Les élections législatives du 17 décembre voient le succès des communistes crédités de 22,3 % des voix. Le parti d'extrême droite de Vladimir Jirinovski arrive en deuxième position avec 11,06 % (soit plus de la moitié moins que lors de la précédente consultation). La formation du Premier ministre Tchernomyrdine obtient un peu moins de 10 %. Ces résultats constituent un désaveu pour la politique de privatisation et pour Boris Eltsine lui-même, qui abordera, s'il se présente, la campagne des présidentielles de juin 1996 dans des conditions difficiles.

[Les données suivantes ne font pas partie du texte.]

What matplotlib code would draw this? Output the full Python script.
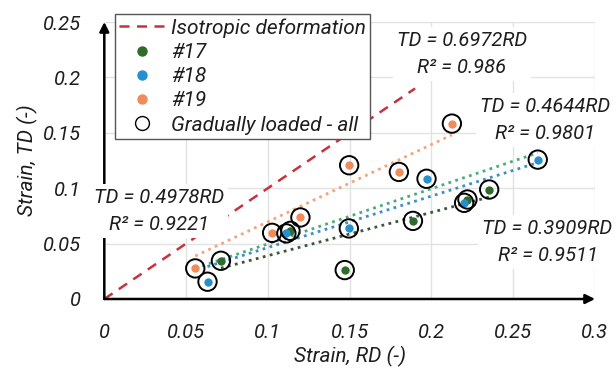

L'économie et la société russes

Aux tensions politiques suscitées par la guerre en Tchétchénie font pendant les contrastes criants qui s'accusent dans le domaine économique et social. La Russie a été, de tous les États de la CEI, celui qui s'est engagé le plus rapidement, le plus massivement et, peut-être, le plus chaotiquement sur la voie des réformes libérales. Cet engagement a permis, par exemple, de conduire la privatisation par coupons avec un certain succès : dès la fin de l'année 1994, 24 300 des 32 200 entreprises déclarées privatisables ont été transformées en sociétés par actions et, à la veille des élections de décembre 1995, Boris Eltsine peut annoncer un nouveau programme de privatisations donnant, cette fois, la priorité aux grands investisseurs. Mais, d'un autre côté, le « romantisme libéral » a laissé la bride sur le cou à l'imbrication des affaires et du crime. Un rapport de la CIA divulgué en décembre 1994 révélait, par exemple, que plus de la moitié des vingt-cinq premières banques russes auraient partie liée avec les mafias. Dans le même sens, l'assassinat, le 1er mars 1995, du présentateur vedette de la télévision d'État V. Listiev, appelé à diriger la télévision publique et « coupable » d'avoir suggéré la suppression de la publicité sur la chaîne d'État, suscite une intense émotion tant il illustre crûment l'imbrication de la politique, de l'argent et du crime.